The article claims that it is customary to show the unstable solutions as dotted lines, however the image is missing a number of unstable solutions (namely (r-1)/r). Can it be added please? — Preceding unsigned comment added by 68.173.18.226 (talk) 15:22, 4 September 2011 (UTC)[reply]

Deleted[edit]

I have deleted most of this text since it was about the logistic map or about the mandelbrot set, but not about bifurcation diagrams and most of its contents was already contained under logistic map. I am not an expert on dynamical systems, so I hope someone else can write the appropriate article for this title. --Lenthe 16:29, 17 Jun 2005 (UTC)

When Xn+1 = R Xn another good way to show the stable points is to plot Xn+1 as function of Xn, with Excel it is easy to do, it can be verified that the system is chaotic when R is slightly higher than 3,57 (it will become non chaotic for higher values of R)

by Dingy, July 2005, figures homemade, can be used in the text

An important theorem about bifurcation diagrams is Sarkovskii's theorem, summarized as "Period three implies chaos".

Sarkovskii's theorem is not about bifurcation diagrams, since it doesn't say anything about how the cycle structure changes as the parameter is varied. Also "Period three implies chaos" is not Sarkovskii's theorem, and does not follow from it. AxelBoldt 02:17 Sep 30, 2002 (UTC)

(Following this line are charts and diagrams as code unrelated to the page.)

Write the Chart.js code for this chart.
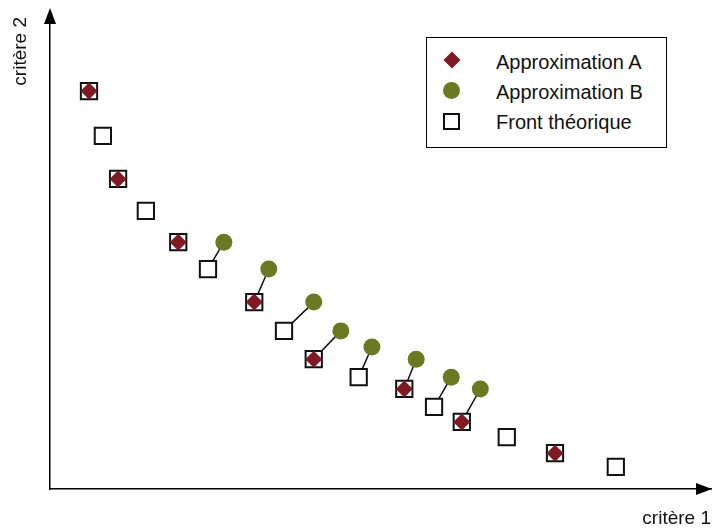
<!DOCTYPE html>
<html lang="fr">
<head>
<meta charset="utf-8">
<title>Front théorique et approximations</title>
<script src="https://cdn.jsdelivr.net/npm/chart.js@4.4.1/dist/chart.umd.min.js"></script>
<style>
  html, body { margin: 0; padding: 0; background: #fff; }
  #wrap { position: relative; width: 716px; height: 529px; font-family: "Liberation Sans", Arial, Helvetica, sans-serif; }
  #c { position: absolute; left: 0; top: 0; }
  .box { position: absolute; left: 426px; top: 37px; width: 241px; height: 111px; box-sizing: border-box; border: 1px solid #000; background: #fff; }
  .lbl { position: absolute; left: 496px; font-size: 20px; line-height: 20px; height: 20px; color: #111; white-space: nowrap; }
  .mk { position: absolute; box-sizing: border-box; }
</style>
</head>
<body>
<div id="wrap">
  <canvas id="c" width="716" height="529"></canvas>
  <div class="box"></div>
  <div class="mk" id="mkA" style="left:445.5px; top:54px; width:12px; height:12px; background:#7f1a25; transform:rotate(45deg);"></div>
  <div class="mk" id="mkB" style="left:443px; top:82px; width:17px; height:17px; border-radius:50%; background:#6b7a22;"></div>
  <div class="mk" id="mkF" style="left:443px; top:113px; width:17px; height:17px; border:2px solid #111; background:#fff;"></div>
  <div class="lbl" id="lA" style="top:52px;"></div>
  <div class="lbl" id="lB" style="top:82px;"></div>
  <div class="lbl" id="lF" style="top:112px;"></div>
</div>
<script>
// ---- Data ----
const seriesNames = ["Approximation A", "Approximation B", "Front théorique"];
const axisTitles = ["critère 1", "critère 2"];

// Front théorique
const frontX = [5.9, 8.0, 10.3, 14.5, 19.4, 23.9, 30.9, 35.4, 39.9, 46.7, 53.6, 58.1, 62.3, 69.1, 76.4, 85.6];
const frontY = [84.3, 74.8, 65.7, 58.9, 52.3, 46.6, 39.6, 33.5, 27.5, 23.7, 21.2, 17.4, 14.2, 11.0, 7.6, 4.7];

// Approximation A (lies on the front)
const approxAX = [5.9, 10.3, 19.4, 30.9, 39.9, 53.6, 62.3, 76.4];
const approxAY = [84.3, 65.7, 52.3, 39.6, 27.5, 21.2, 14.2, 7.6];

// Approximation B
const approxBX = [26.3, 33.1, 39.9, 44.0, 48.7, 55.4, 60.7, 65.1];
const approxBY = [52.3, 46.6, 39.6, 33.5, 30.1, 27.5, 23.7, 21.2];

// Index of the front point each B point is linked to
const linkToFront = [5, 6, 7, 8, 9, 10, 11, 12];

// ---- Build datasets ----
const pts = (xs, ys) => xs.map((x, i) => ({ x: x, y: ys[i] }));
const linkData = [];
linkToFront.forEach((fi, i) => {
  linkData.push({ x: approxBX[i], y: approxBY[i] });
  linkData.push({ x: frontX[fi], y: frontY[fi] });
  linkData.push({ x: null, y: null });
});

document.getElementById('lA').textContent = seriesNames[0];
document.getElementById('lB').textContent = seriesNames[1];
document.getElementById('lF').textContent = seriesNames[2];

const FONT = '"Liberation Sans", Arial, Helvetica, sans-serif';

const arrows = {
  id: 'arrows',
  afterDraw(chart) {
    const ctx = chart.ctx;
    const xs = chart.scales.x, ys = chart.scales.y;
    const ax = ys.right, ay = xs.top;
    ctx.save();
    ctx.fillStyle = '#000';
    // y arrow
    ctx.beginPath();
    ctx.moveTo(ax, 8);
    ctx.lineTo(ax - 6, 24);
    ctx.lineTo(ax + 6, 24);
    ctx.closePath();
    ctx.fill();
    // x arrow
    ctx.beginPath();
    ctx.moveTo(712, ay);
    ctx.lineTo(696, ay - 6);
    ctx.lineTo(696, ay + 6);
    ctx.closePath();
    ctx.fill();
    ctx.restore();
  }
};

new Chart(document.getElementById('c'), {
  type: 'scatter',
  data: {
    datasets: [
      {
        label: seriesNames[1],
        data: pts(approxBX, approxBY),
        pointStyle: 'circle',
        pointRadius: 8.5, pointHoverRadius: 8.5,
        backgroundColor: '#6b7a22', borderWidth: 0
      },
      {
        label: seriesNames[0],
        data: pts(approxAX, approxAY),
        pointStyle: 'rectRot',
        pointRadius: 8.5, pointHoverRadius: 8.5,
        backgroundColor: '#7f1a25', borderWidth: 0
      },
      {
        label: seriesNames[2],
        data: pts(frontX, frontY),
        pointStyle: 'rect',
        pointRadius: 11.5, pointHoverRadius: 11.5,
        backgroundColor: '#ffffff', borderColor: '#111', borderWidth: 2
      },
      {
        label: 'liens',
        data: linkData,
        showLine: true, spanGaps: false,
        pointRadius: 0, pointHoverRadius: 0,
        borderColor: '#111', borderWidth: 1.5
      }
    ]
  },
  options: {
    responsive: false,
    animation: false,
    devicePixelRatio: 1,
    events: [],
    layout: { autoPadding: false, padding: { top: 17, right: 5, left: 0, bottom: 0 } },
    plugins: { legend: { display: false }, tooltip: { enabled: false } },
    scales: {
      x: {
        type: 'linear', min: 0, max: 100,
        grid: { display: false },
        ticks: { display: false },
        border: { display: true, color: '#000', width: 1.5 },
        title: { display: true, text: axisTitles[0], align: 'end', color: '#111',
                 font: { family: FONT, size: 19, lineHeight: 1 }, padding: { top: 0, bottom: 1 } },
        afterFit(s) { s.height = 40; }
      },
      y: {
        type: 'linear', min: 0, max: 100,
        grid: { display: false },
        ticks: { display: false },
        border: { display: true, color: '#000', width: 1.5 },
        title: { display: true, text: axisTitles[1], align: 'end', color: '#111',
                 font: { family: FONT, size: 19, lineHeight: 1 }, padding: { top: 11, bottom: 0 } },
        afterFit(s) { s.width = 50; }
      }
    }
  },
  plugins: [arrows]
});
</script>
</body>
</html>
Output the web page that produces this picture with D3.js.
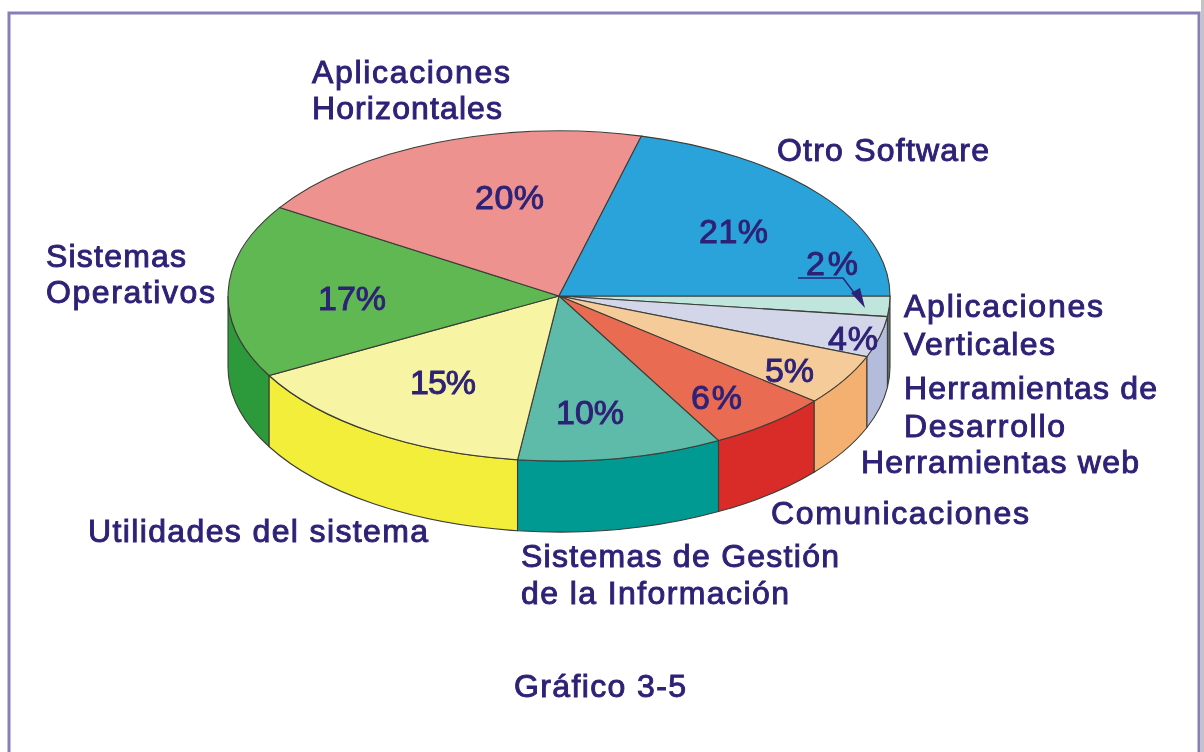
<!DOCTYPE html>
<html><head><meta charset="utf-8">
<style>html,body{margin:0;padding:0;background:#fff}svg{display:block;filter:blur(.45px)}
text{font-family:"Liberation Sans",Arial,sans-serif;fill:#2e2277;stroke:#2e2277;stroke-width:.95px}</style>
<script src="https://cdn.jsdelivr.net/npm/d3@7/dist/d3.min.js"></script>
</head><body><script>
// Clockwise from the east edge of the pie
const categories = ["Aplicaciones Verticales","Herramientas de Desarrollo","Herramientas web","Comunicaciones","Sistemas de Gestión de la Información","Utilidades del sistema","Sistemas Operativos","Aplicaciones Horizontales","Otro Software"];
const values = [2,4,5,6,10,15,17,20,21];
const topColors = ["#bfe5dc","#d3d6e8","#f5cb9a","#e96c52","#5fbba9","#f7f4a4","#60b852","#ee9290","#2aa3da"];
const wallColors = ["#5d6e6a","#b4bcdc","#f3b070","#d92b27","#009a92","#f3ee3a","#2c9a3a","#ee9290","#2aa3da"];

const catLabelLines = [["Aplicaciones","Verticales"],["Herramientas de","Desarrollo"],["Herramientas web"],["Comunicaciones"],["Sistemas de Gestión","de la Información"],["Utilidades del sistema"],["Sistemas","Operativos"],["Aplicaciones","Horizontales"],["Otro Software"]];
// label anchors and fitted widths (layout, not data)
const catLabelX = [904,904,861,771,521,88,46,312,777];
const catLabelY = [[317,355],[399,437],[473],[524],[567,604],[542],[267,303],[83,119],[161]];
const catLabelW = [[199,151],[253,161],[278],[258],[318,268],[340],[140,169],[198,190],[212]];
const pctX = [806,828,765,691,556,410,318,475,699];
const pctY = [275,350,382,409,424,394,310,209,243];
const pctW = [52,50,49,51,68,66,68,69,69];

const W=1204,H=752,cx=559,cy=296,rx=331,ry=165,depth=71;
const svg=d3.select("body").append("svg").attr("width",W).attr("height",H);

// frame
svg.append("rect").attr("x",1201).attr("y",0).attr("width",3).attr("height",H).attr("fill","#c4c4c8");
svg.append("path").attr("d",`M9,${H}V13H1199V${H}`).attr("fill","none").attr("stroke","#8780b6").attr("stroke-width",3);

const pie=d3.pie().sort(null).startAngle(Math.PI/2).endAngle(Math.PI/2+2*Math.PI);
const arcs=pie(values);
const arc=d3.arc().innerRadius(0).outerRadius(1);
const px=a=>cx+rx*Math.sin(a), py=a=>cy-ry*Math.cos(a);

// side walls: only the part in the front half of the ellipse
const g=svg.append("g");
arcs.forEach((d,i)=>{
  const a0=Math.max(d.startAngle,Math.PI/2), a1=Math.min(d.endAngle,3*Math.PI/2);
  if(a1<=a0) return;
  g.append("path")
   .attr("d",`M${px(a0)},${py(a0)}A${rx},${ry} 0 0 1 ${px(a1)},${py(a1)}L${px(a1)},${py(a1)+depth}A${rx},${ry} 0 0 0 ${px(a0)},${py(a0)+depth}Z`)
   .attr("fill",wallColors[i]).attr("stroke","#3d3d38").attr("stroke-width",1.1);
});
// top faces
svg.append("g").attr("transform",`translate(${cx},${cy}) scale(${rx},${ry})`)
  .selectAll("path").data(arcs).join("path")
  .attr("d",arc).attr("fill",(d,i)=>topColors[i])
  .attr("stroke","#3d3d38").attr("stroke-width",1.1).attr("vector-effect","non-scaling-stroke");

// category labels
const fs=32, pfs=34;
catLabelLines.forEach((lines,i)=>lines.forEach((t,j)=>{
  svg.append("text").attr("x",catLabelX[i]).attr("y",catLabelY[i][j])
    .attr("font-size",fs).attr("textLength",catLabelW[i][j]).attr("lengthAdjust","spacing").text(t);
}));
// percent labels
values.forEach((v,i)=>{
  svg.append("text").attr("x",pctX[i]).attr("y",pctY[i]).attr("font-size",pfs)
    .attr("textLength",pctW[i]).attr("lengthAdjust","spacing").text(v+"%");
});
svg.append("text").attr("x",514).attr("y",697).attr("font-size",fs)
  .attr("textLength",172).attr("lengthAdjust","spacing").text("Gráfico 3-5");

// arrow to the 2% slice
svg.append("path").attr("d","M798,278H843L858,298").attr("fill","none").attr("stroke","#2e2277").attr("stroke-width",1.4);
svg.append("path").attr("d","M865,308L851,293L860,288Z").attr("fill","#2e2277");
</script></body></html>
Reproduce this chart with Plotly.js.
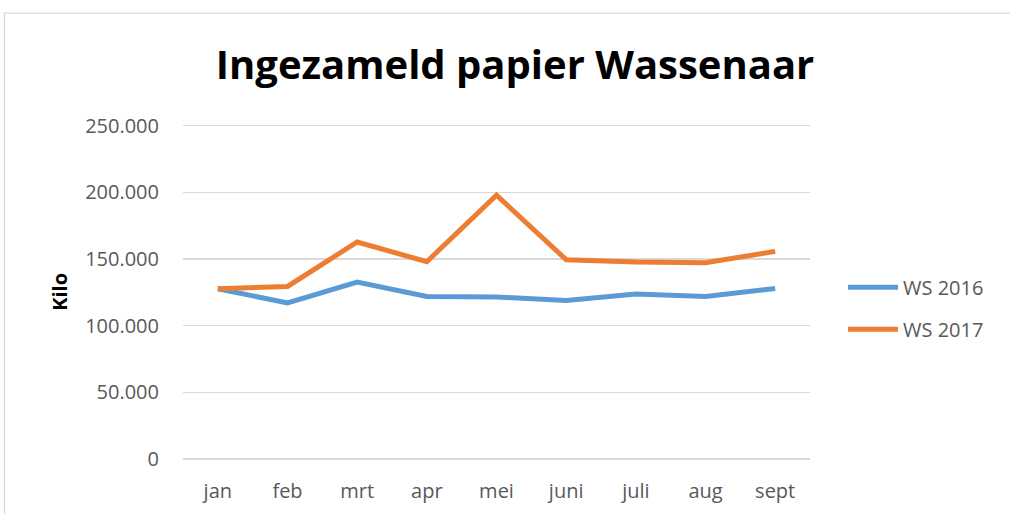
<!DOCTYPE html>
<html>
<head>
<meta charset="utf-8">
<script src="https://cdn.plot.ly/plotly-3.0.1.min.js"></script>
<style>
html,body{margin:0;padding:0;background:#fff;}
#chart{width:1010px;height:514px;}
</style>
</head>
<body>
<div id="chart"></div>
<script>
const months = ["jan","feb","mrt","apr","mei","juni","juli","aug","sept"];
const seriesNames = ["WS 2016","WS 2017"];
const ws2016 = [127700,117000,132750,121950,121500,118950,123750,121950,127950];
const ws2017 = [127700,129450,162750,147975,197850,149475,147750,147225,155700];
const yTicks = [0,50000,100000,150000,200000,250000];
const colors = ["#5B9BD5","#ED7D31"];

const traces = [ws2016, ws2017].map((vals,i)=>({
  x: months, y: vals, type:"scatter", mode:"lines",
  name: seriesNames[i], legendgroup: "g"+i,
  line:{color:colors[i], width:5, shape:"linear"},
  hoverinfo:"x+y+name"
}));

const yMax = 252000;
const L = 183, R = 810, B = 459, W = 1010, H = 514;
const T = B - yMax*333/250000;
const pw = R-L, ph = B-T;

const layout = {
  width: W, height: H,
  margin:{l:L, r:W-R, t:T, b:H-B, pad:0},
  paper_bgcolor:"#fff", plot_bgcolor:"#fff",
  separators: ",.",
  font:{family:"Open Sans, sans-serif", color:"#595959", size:20},
  title:{text:"Ingezameld papier Wassenaar", x:515/W, xanchor:"center", xref:"container",
         y:1-65/H, yanchor:"middle", yref:"container",
         font:{family:"Open Sans, sans-serif", size:40, color:"#000", weight:"bold"}},
  xaxis:{type:"category", range:[-0.5, months.length-0.5], showgrid:false, zeroline:false,
         showline:false, ticks:"", tickfont:{size:20, color:"#595959"}, ticklabelstandoff:18, fixedrange:true},
  yaxis:{range:[0,yMax], tickvals:yTicks, tickformat:",d", showgrid:true, gridcolor:"#D9D9D9", gridwidth:1.3,
         zeroline:true, zerolinecolor:"#D9D9D9", zerolinewidth:1.3, showline:false, ticks:"",
         tickfont:{size:20, color:"#595959"}, ticklabelstandoff:23, fixedrange:true},
  showlegend:true,
  legend:{x:(843-L)/pw, xanchor:"left", y:(B-268)/ph, yanchor:"top", tracegroupgap:13,
          itemwidth:50, font:{size:20, color:"#595959"}, bgcolor:"rgba(0,0,0,0)"},
  annotations:[{text:"<b>Kilo</b>", xref:"paper", yref:"paper", x:(60-L)/pw, y:(B-292)/ph,
    xanchor:"center", yanchor:"middle", textangle:-90, showarrow:false,
    font:{family:"Open Sans, sans-serif", size:20, color:"#000"}}],
  shapes:[{type:"rect", xref:"paper", yref:"paper", x0:(4.5-L)/pw, x1:(1030-L)/pw,
    y0:(B-530)/ph, y1:(B-13.5)/ph, line:{color:"#D9D9D9", width:1.3}, fillcolor:"rgba(0,0,0,0)", layer:"below"}]
};

Plotly.newPlot("chart", traces, layout, {displayModeBar:false, staticPlot:true});
</script>
</body>
</html>
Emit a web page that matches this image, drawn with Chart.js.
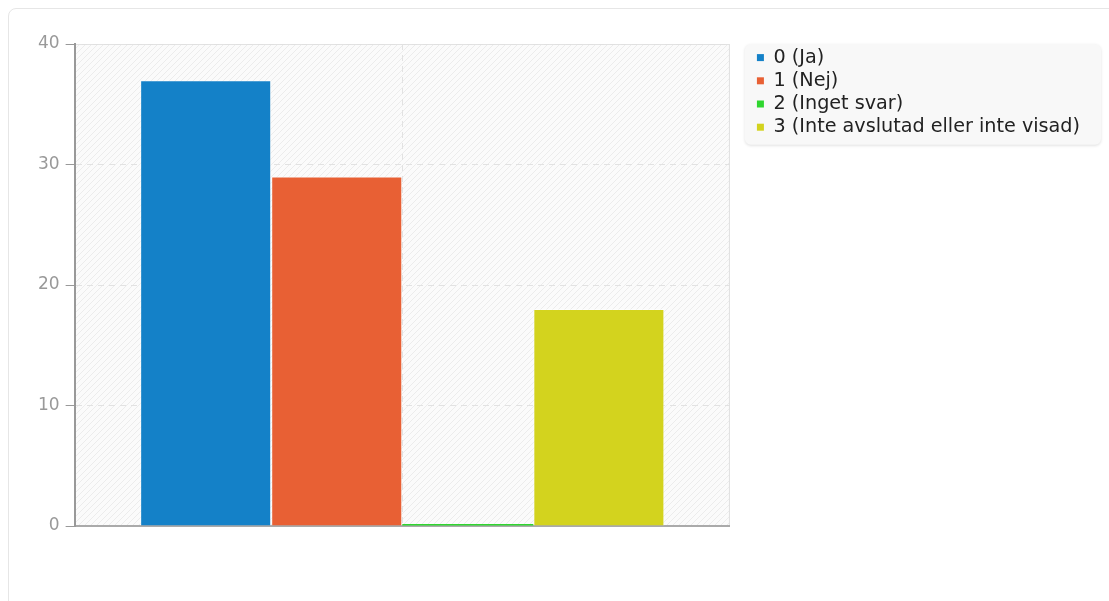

The order in which the cycles first appear, starting with the 1-cycle and ending with the 3-cycle, is the same as Sarkovskii's order backward. "Period Three Implies Chaos" is by James Yorke. I haven't read it, but according to Chaos by James Gleick, when Yorke was in Berlin, Sarkovskii came up to him and told him that he had proved the same result. -phma

The diagram shown here is not a bifurcation diagram. It is an orbit diagram (which is unfortunately sometimes incorrectly referred to as a bifurcation diagram). A bifurcation diagram shows all cycles, attracting or otherwise, and does not include points that have not yet converged to a cycle, since it is not generated by iteration. I know of a good reference that explains the difference and has examples of both. I will try to find it. CyborgTosser (Only half the battle) 09:05, 26 Apr 2005 (UTC)

Here it is. [1] CyborgTosser (Only half the battle) 01:47, 27 Apr 2005 (UTC)

Sarkovskii's theorem says that "period three" implies an infinity of periodic orbits, which is often one of the defining characteristics of chaos. However, this doesn't really have anything to do with bifurcation diagrams. This pages should perhaps contain bifurcation diagrams for the three simple local bifurcations (saddle-node, transcritical and pitchfork) and perhaps also for the Hopf bifurcation. The logistic map diagram is not a complete bifurcation diagram because it does not contain the unstable solutions after each of the period-doubling bifurcations, althought it is often referred to as such. Mathmoclaire 05:14, 13 May 2006 (UTC)[reply]

Rewrite[edit]

I'm going to try and attempt to rewrite this page, as currently it's not really about bifurcation diagrams per se. If anyone has any comments or would like to help, that would be great. Mathmoclaire 13:19, 29 July 2006 (UTC)[reply]

Which image is better?[edit]

The one on the top is better because it uses more iterations for every value of the parameter r; it then uses shades of grey to indicate which regions are visited most frequently. The picture is also bigger. On the other hand, the description of the bottom picture has some Octave code which may be useful. -- Jitse Niesen (talk) 03:12, 19 April 2007 (UTC)[reply]

It would be nice if the first one had source code... I don't understand the obsession with deleting all unused images ASAP. — Omegatron 14:47, 19 April 2007 (UTC)[reply]

external links and references missing[edit]

Please add some!Lakinekaki 21:11, 19 April 2007 (UTC)[reply]

As an example: For x(n+1) = x(n).^2 -c; the code in Matlab can be written as [...]

This is NOT an Matlab term for the logistic map with which the example started, right?

The bifurcation diagram nicely shows [...]

I don't see a diagram for the Matlab example currently in the article. Maybe someone can generate one?

Thanks, --Abdull (talk) 08:43, 4 July 2008 (UTC)[reply]

Edge of chaos[edit]

3.739 is P5. The edge of chaos where order is to the left and chaos is to the right is greater than 3.74432 but equal or less than 3.74433. -32ieww 10:09PM 11/19/2015 NY time 32ieww (talk) 03:09, 20 November 2015 (UTC)[reply]

Actually 3.74432 has the occasional aperodic burst. According to my program the first one happens at about step 19000. -32ieww 10:14PM 11/19/2015 NY time 32ieww (talk) 03:14, 20 November 2015 (UTC)[reply]